Some subscribers have complained that Sky has not made the increased charges - which are automatically debited from their bank or credit card accounts - clear enough. They accuse the satellite TV company of 'burying' the notification in the third paragraph of an impersonal sheet of paper inserted in a 148-page magazine sent out to subscribers last week.
Unless subscribers cancel their direct debits, the increased monthly charge will automatically be debited from their bank, building society or credit card accounts.
Paul Harries, managing director of the satellite TV publishing company TV Live, believes many subscribers will not realise they are paying more. He says he has already heard eight or nine complaints.

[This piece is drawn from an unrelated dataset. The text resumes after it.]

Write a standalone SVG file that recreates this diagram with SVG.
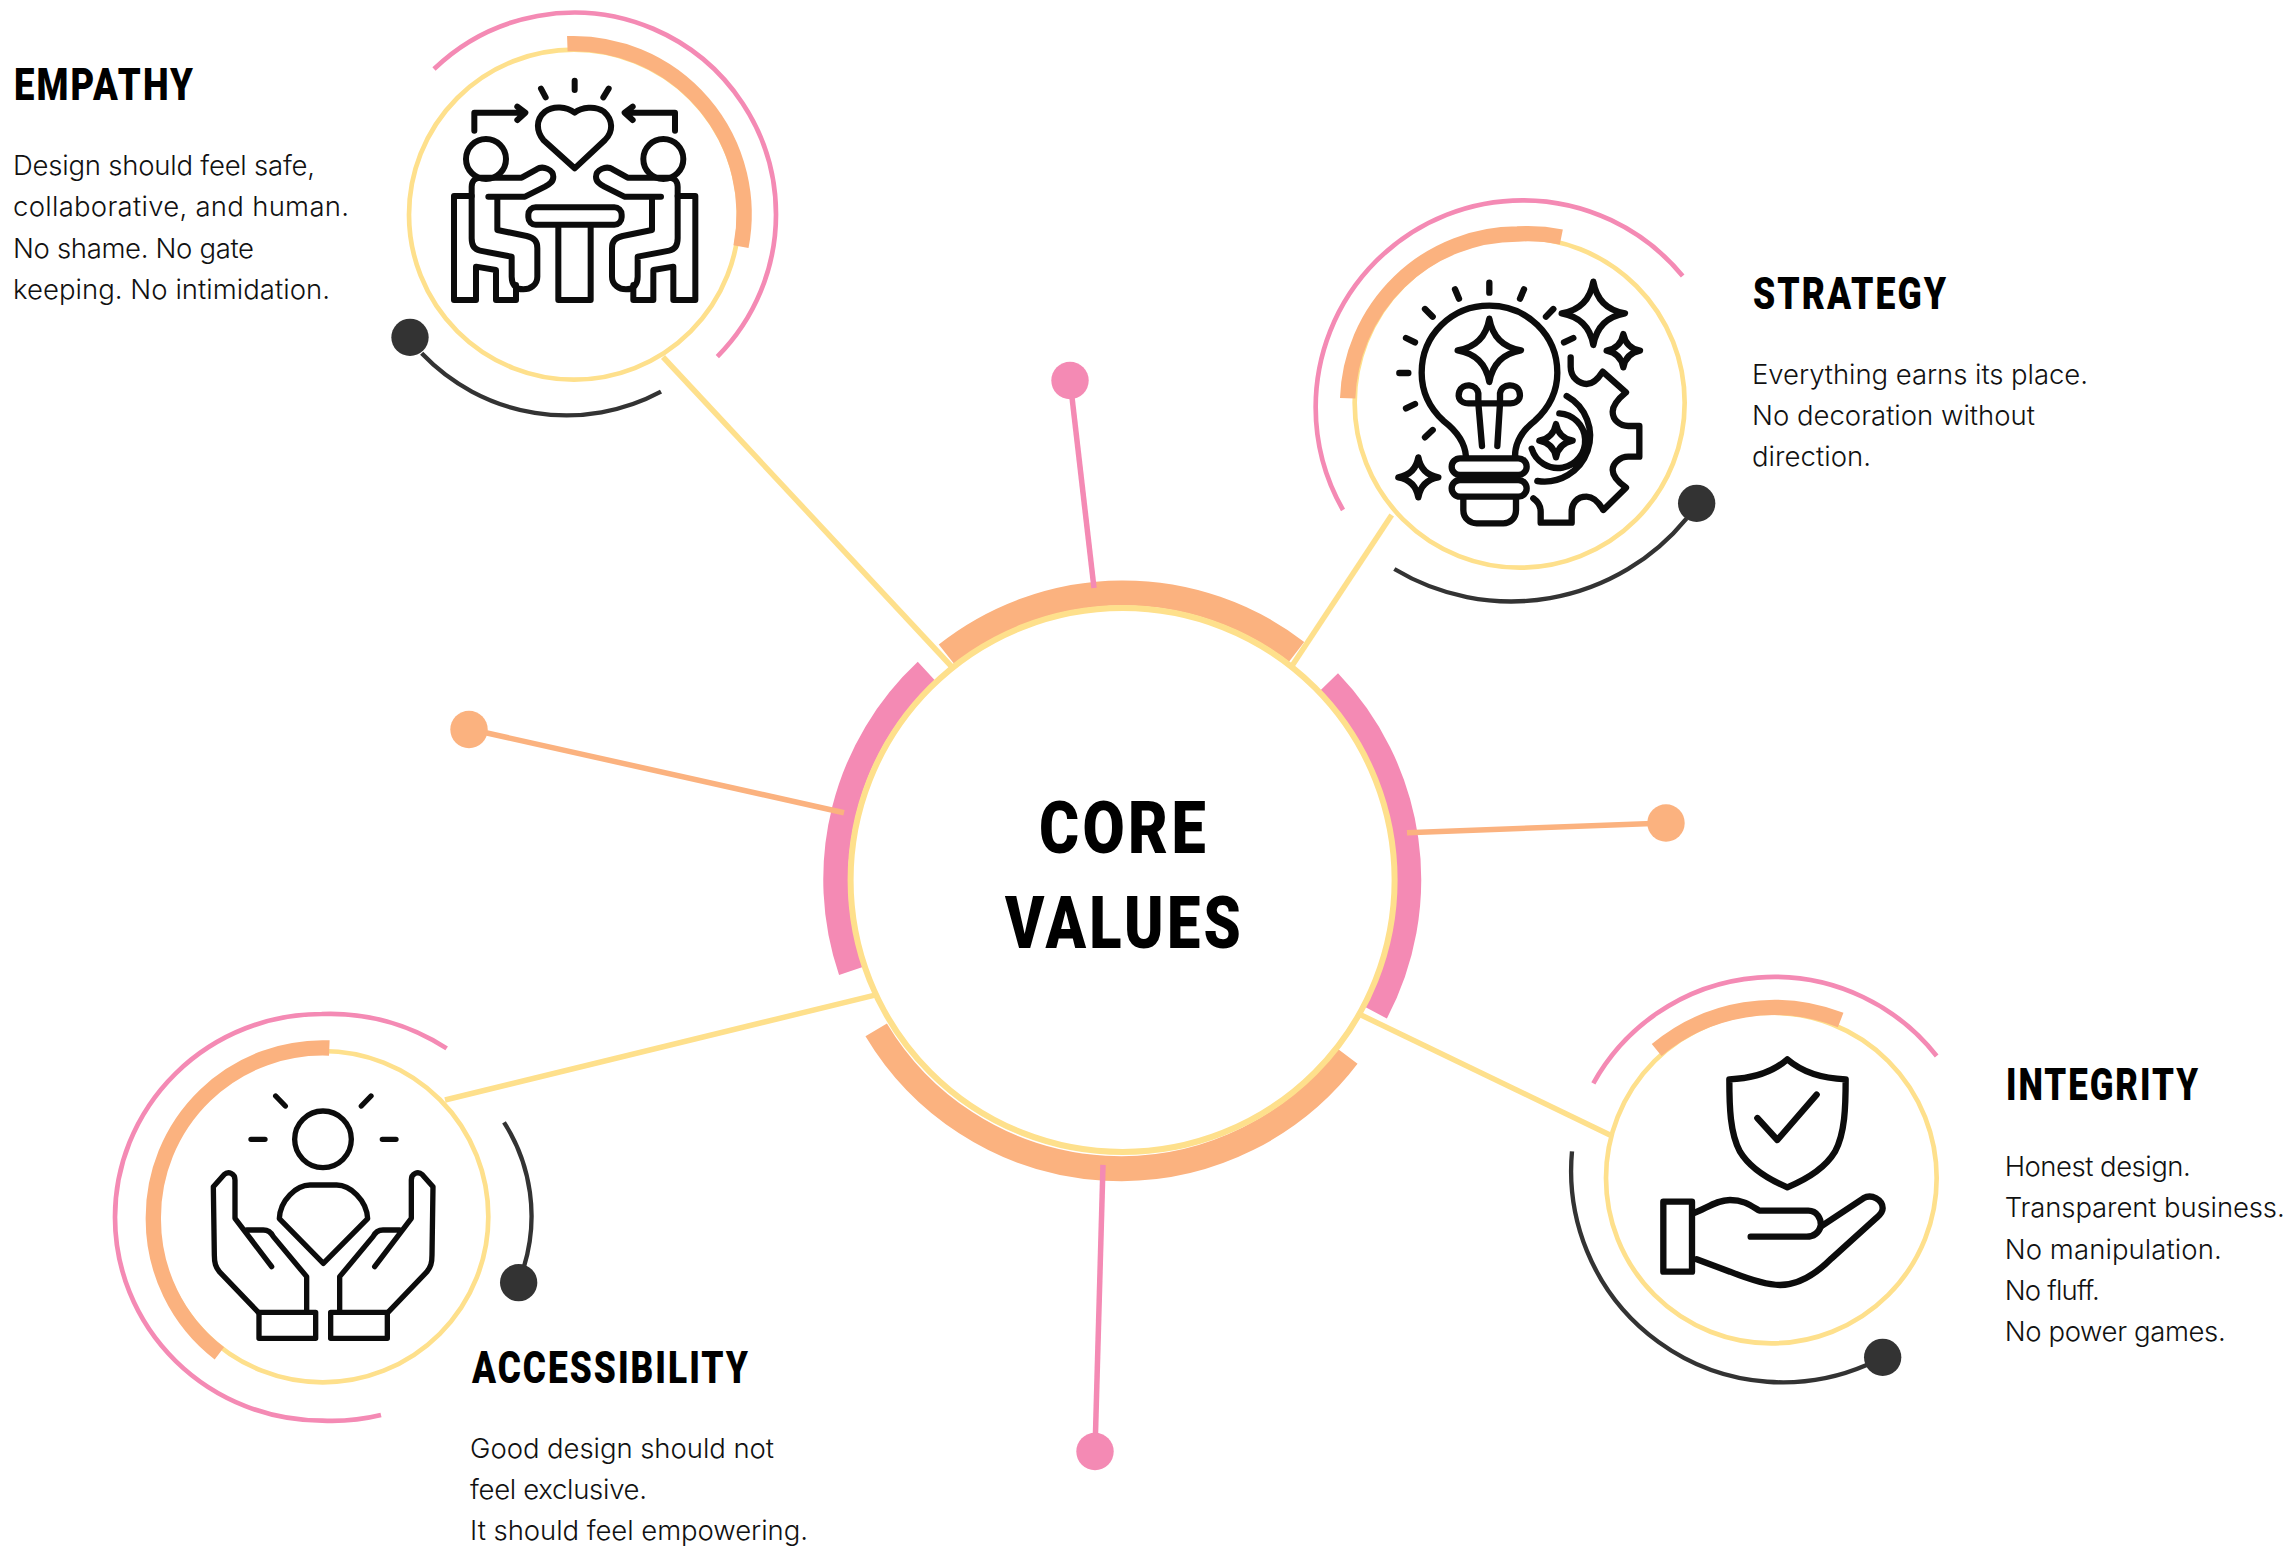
<svg xmlns="http://www.w3.org/2000/svg" width="2289" height="1560" viewBox="0 0 2289 1560">
<style>
.a{fill:none;stroke-linecap:butt}
.y{stroke:#FEE08C;stroke-width:14}
.p{stroke:#F48AB4;stroke-width:14}
.o{stroke:#FBB27F;stroke-width:46}
.d{stroke:#333;stroke-width:13}
.dot{fill:#333}
.ic{fill:none;stroke:#0c0c0c;stroke-width:18;stroke-linecap:round;stroke-linejoin:round}
.ln{fill:none;stroke-width:5.5}
.ly{stroke:#FEE08C}.lo{stroke:#FBB27F}.lp{stroke:#F48AB4}
.h{font-family:"Roboto","Liberation Sans",sans-serif;font-weight:900;font-size:44px;letter-spacing:2.5px;fill:#000}
.b{font-family:"Inter","Liberation Sans",sans-serif;font-weight:300;font-size:27.5px;fill:#111}
.t{font-family:"Roboto","Liberation Sans",sans-serif;font-weight:900;font-size:73px;letter-spacing:4px;fill:#000}
</style>
<g id="core">
<path class="a" d="M946.5,654.3 A285,285 0 0 1 1296.6,651.8" stroke="#FBB27F" stroke-width="25"/>
<path class="a" d="M926.3,671 A285,285 0 0 0 850.9,971" stroke="#F48AB4" stroke-width="25"/>
<path class="a" d="M1329,682 A285,285 0 0 1 1375.8,1012.7" stroke="#F48AB4" stroke-width="25"/>
<path class="a" d="M876.2,1029.8 A285,285 0 0 0 1347.6,1056.3" stroke="#FBB27F" stroke-width="25"/>
<circle cx="1122.6" cy="880" r="272" fill="#fff" stroke="#FEE08C" stroke-width="6"/>
<text class="t" x="1039" y="853" textLength="170" lengthAdjust="spacingAndGlyphs">CORE</text>
<text class="t" x="1005" y="948" textLength="239" lengthAdjust="spacingAndGlyphs">VALUES</text>
</g>
<g id="connectors">
<line class="ln ly" x1="663" y1="357" x2="952" y2="667"/>
<line class="ln ly" x1="1391.7" y1="515" x2="1292.4" y2="665.3"/>
<line class="ln ly" x1="445" y1="1100" x2="874.9" y2="995.1"/>
<line class="ln ly" x1="1610" y1="1135" x2="1361" y2="1015"/>
<line class="ln lp" x1="1070" y1="380" x2="1094" y2="588"/>
<line class="ln lo" x1="469" y1="729" x2="844" y2="812.7"/>
<line class="ln lo" x1="1666" y1="823" x2="1407" y2="832.7"/>
<line class="ln lp" x1="1095" y1="1451" x2="1103" y2="1164.8"/>
</g>
<g id="pins">
<circle cx="1070" cy="380.5" r="18.7" fill="#F48AB4"/>
<circle cx="469" cy="729.5" r="18.7" fill="#FBB27F"/>
<circle cx="1666" cy="823" r="18.7" fill="#FBB27F"/>
<circle cx="1095" cy="1451.5" r="18.7" fill="#F48AB4"/>
</g>
<g id="empathy">
<g transform="translate(380 0) scale(.33333)">
<circle class="a y" cx="582" cy="644" r="495"/>
<path class="a p" d="M162,207 A606,606 0 0 1 1188,644 A606,606 0 0 1 1012,1070"/>
<path class="a o" d="M562,131 A512,512 0 0 1 1083,740"/>
<path class="a d" d="M125,1060 A600,600 0 0 0 843,1175"/>
<circle class="dot" cx="90" cy="1012" r="56"/>
<g class="ic">
<path d="M483,266L497,292M584,242V270M686,266L670,292"/>
<path d="M283,392V338H430M412,320L436,338L412,360M885,392V338H740M758,320L734,338L758,360"/>
<path d="M584,338C560,320 520,316 495,335C465,360 470,395 490,420L584,505L675,420C700,395 700,360 672,335C645,316 605,322 584,338Z"/>
<rect x="445" y="622" width="280" height="52" rx="22"/>
<path d="M535,680V900H632V680"/>
<g id="emp-person">
<circle cx="318" cy="477" r="60"/>
<path d="M300,533H425L470,508C490,495 520,510 520,530C520,545 510,552 495,560L435,590H325M352,590V690L440,708C465,715 472,725 472,745V830C472,855 450,868 430,868C405,868 395,850 395,830V770L300,752C280,748 275,730 275,715V560C275,545 285,533 300,533"/>
<path d="M275,588H222V900H288V800L348,810V900H408V855"/>
</g>
<g transform="translate(1168 0) scale(-1 1)">
<circle cx="318" cy="477" r="60"/>
<path d="M300,533H425L470,508C490,495 520,510 520,530C520,545 510,552 495,560L435,590H325M352,590V690L440,708C465,715 472,725 472,745V830C472,855 450,868 430,868C405,868 395,850 395,830V770L300,752C280,748 275,730 275,715V560C275,545 285,533 300,533"/>
<path d="M275,588H222V900H288V800L348,810V900H408V855"/>
</g>
</g>
</g>
<text class="h" x="14" y="100" textLength="181" lengthAdjust="spacingAndGlyphs">EMPATHY</text>
<text class="b" x="13" y="174.8" textLength="302" lengthAdjust="spacing">Design should feel safe,</text>
<text class="b" x="13" y="216.3" textLength="336" lengthAdjust="spacing">collaborative, and human.</text>
<text class="b" x="13" y="257.8" textLength="241" lengthAdjust="spacing">No shame. No gate</text>
<text class="b" x="13" y="299.1" textLength="317" lengthAdjust="spacing">keeping. No intimidation.</text>
</g>
<g id="strategy">
<g transform="translate(1300 190) scale(.33333)">
<circle class="a y" cx="659" cy="638" r="495"/>
<path class="a p" d="M1148,258 A621,621 0 0 0 668,31 A621,621 0 0 0 47,652 A621,621 0 0 0 129,960"/>
<path class="a o" d="M784,141 A512,512 0 0 0 652,132 A510,510 0 0 0 143,625"/>
<path class="a d" d="M1160,985 A680,680 0 0 1 283,1137"/>
<circle class="dot" cx="1190" cy="940" r="56"/>
<g class="ic" style="stroke-width:19">
<path d="M568,278V308M465,298L477,326M672,298L660,326M375,357L398,380M760,357L738,380M318,444L345,457M820,444L792,457M298,549H325M318,655L345,642M375,742L398,720"/>
<path d="M498,800C495,750 460,715 430,692C390,655 365,610 365,548C365,435 455,347 568,347C681,347 772,435 772,548C772,610 745,655 705,692C675,715 645,750 645,800"/>
<rect x="455" y="805" width="225" height="50" rx="25"/>
<rect x="455" y="870" width="225" height="50" rx="25"/>
<path d="M490,925V960C490,985 510,1000 530,1000H610C630,1000 648,985 648,960V925"/>
<path d="M546,768L535,640H505C480,640 472,622 478,605C487,578 530,580 535,610V640H600V610C605,580 650,578 658,605C664,622 655,640 632,640H600L592,768"/>
<path d="M568,386Q582,467 663,481Q582,495 568,576Q554,495 473,481Q554,467 568,386Z"/>
<path d="M880,275Q894,356 975,370Q894,384 880,465Q866,384 785,370Q866,356 880,275Z"/>
<path d="M970,432Q978,474 1020,482Q978,490 970,532Q962,490 920,482Q962,474 970,432Z"/>
<path d="M355,802Q364,853 415,862Q364,871 355,922Q346,871 295,862Q346,853 355,802Z"/>
<path d="M768,702Q776,744 818,752Q776,760 768,802Q760,760 718,752Q760,744 768,702Z"/>
<path d="M812,502V530C812,565 840,582 860,582C880,582 895,565 908,545L978,607C950,630 938,650 938,665C938,690 960,708 985,708H1018V800H985C960,800 938,820 938,840C938,860 960,880 978,893L910,960C895,935 880,920 860,920C830,920 815,940 815,965V998H722V965C722,945 710,932 700,925"/>
<path d="M800,618A137,137 0 0 1 712,873M778,670A82,82 0 1 1 695,776"/>
</g>
</g>
<text class="h" x="1753" y="309" textLength="195" lengthAdjust="spacingAndGlyphs">STRATEGY</text>
<text class="b" x="1752" y="384.1" textLength="336" lengthAdjust="spacing">Everything earns its place.</text>
<text class="b" x="1752" y="424.8" textLength="283" lengthAdjust="spacing">No decoration without</text>
<text class="b" x="1752" y="465.8" textLength="119" lengthAdjust="spacing">direction.</text>
</g>
<g id="accessibility">
<g transform="translate(100 1000) scale(.33333)">
<circle class="a y" cx="668" cy="650" r="497"/>
<path class="a p" d="M1040,145 A640,640 0 0 0 665,42 A620,610 0 0 0 45,652 A622,610 0 0 0 667,1262 A620,620 0 0 0 843,1245"/>
<path class="a o" d="M688,144 A508,508 0 0 0 160,652 A508,508 0 0 0 358,1060"/>
<path class="a d" d="M1212,367 A520,520 0 0 1 1272,800"/>
<circle class="dot" cx="1256" cy="848" r="56"/>
<g class="ic" style="stroke-width:16">
<path d="M527,288L556,318M813,288L784,318M453,418H495M847,418H888"/>
<circle cx="669" cy="418" r="85"/>
<path d="M538,656C540,600 590,555 630,555H710C750,555 800,600 803,656L670,790Z"/>
<path d="M475,937L358,815C347,800 343,790 343,765L340,560L372,524C385,512 405,520 405,540V655L515,800M440,690H490C505,690 515,700 520,710L620,830V937"/>
<rect x="477" y="937" width="170" height="78"/>
<g transform="translate(1339 0) scale(-1 1)">
<path d="M475,937L358,815C347,800 343,790 343,765L340,560L372,524C385,512 405,520 405,540V655L515,800M440,690H490C505,690 515,700 520,710L620,830V937"/>
<rect x="477" y="937" width="170" height="78"/>
</g>
</g>
</g>
<text class="h" x="472" y="1382.6" textLength="278" lengthAdjust="spacingAndGlyphs">ACCESSIBILITY</text>
<text class="b" x="470" y="1458" textLength="304" lengthAdjust="spacing">Good design should not</text>
<text class="b" x="470" y="1499.3" textLength="177" lengthAdjust="spacing">feel exclusive.</text>
<text class="b" x="470" y="1540.3" textLength="338" lengthAdjust="spacing">It should feel empowering.</text>
</g>
<g id="integrity">
<g transform="translate(1560 960) scale(.33333)">
<circle class="a y" cx="634" cy="654" r="496"/>
<path class="a p" d="M100,370 A620,620 0 0 1 1130,288"/>
<path class="a o" d="M290,270 A550,550 0 0 1 842,180"/>
<path class="a d" d="M36,574 A635,635 0 0 0 920,1215"/>
<circle class="dot" cx="968" cy="1192" r="56"/>
<g class="ic" style="stroke-width:19">
<path d="M682,298C640,335 580,355 508,358C508,440 510,520 540,575C570,625 630,660 682,682C735,660 795,625 825,575C855,520 857,440 857,358C785,355 725,335 682,298Z"/>
<path d="M592,474L652,540L770,404"/>
<rect x="310" y="725" width="86" height="210"/>
<path d="M400,760C440,745 470,720 510,720C550,720 570,735 598,752H745C770,752 785,775 782,800C775,820 760,830 740,830H572"/>
<path d="M782,800L910,715C935,700 968,720 968,745C968,755 960,765 950,773L815,895C770,940 720,975 660,975C620,975 560,955 510,935L410,898"/>
</g>
</g>
<text class="h" x="2006" y="1100" textLength="194" lengthAdjust="spacingAndGlyphs">INTEGRITY</text>
<text class="b" x="2004.7" y="1175.8" textLength="186" lengthAdjust="spacing">Honest design.</text>
<text class="b" x="2004.7" y="1217.2" textLength="280" lengthAdjust="spacing">Transparent business.</text>
<text class="b" x="2004.7" y="1258.5" textLength="217" lengthAdjust="spacing">No manipulation.</text>
<text class="b" x="2004.7" y="1299.8" textLength="95" lengthAdjust="spacing">No fluff.</text>
<text class="b" x="2004.7" y="1340.5" textLength="221" lengthAdjust="spacing">No power games.</text>
</g>
</svg>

'It would appear that Sky may not have adequately notified subscribers of the price increase. We're hoping that this will be rectified by Sky, as there is considerable disquiet in the industry and among viewers.'
One Sky subscriber said: 'It's a pretty bad show the way they've foisted this on us. It's inertia selling, isn't it?'
Liz Roberts, a Sky spokeswoman, denied that some subscribers might not realise prices had been raised: 'The indication of the price increases in our view has been correctly and properly given.'
Sky's parent, BSkyB, owned by News Corporation, Pearson, Granada and Chargeurs of France, stands to make an extra pounds 97m a year as a result of the price increases. Last month it announced that pre-tax profits had tripled to pounds 177m.
Every subscription, from the pounds 6.99 a month basic rate to the pounds 19.99 package of three premium services, has been increased by a flat rate of pounds 3 beginning on 1 October.
The rules of BACS, the banking organisation that oversees direct debits, do not specify how clearly organisations should notify customers of changes to debited amounts.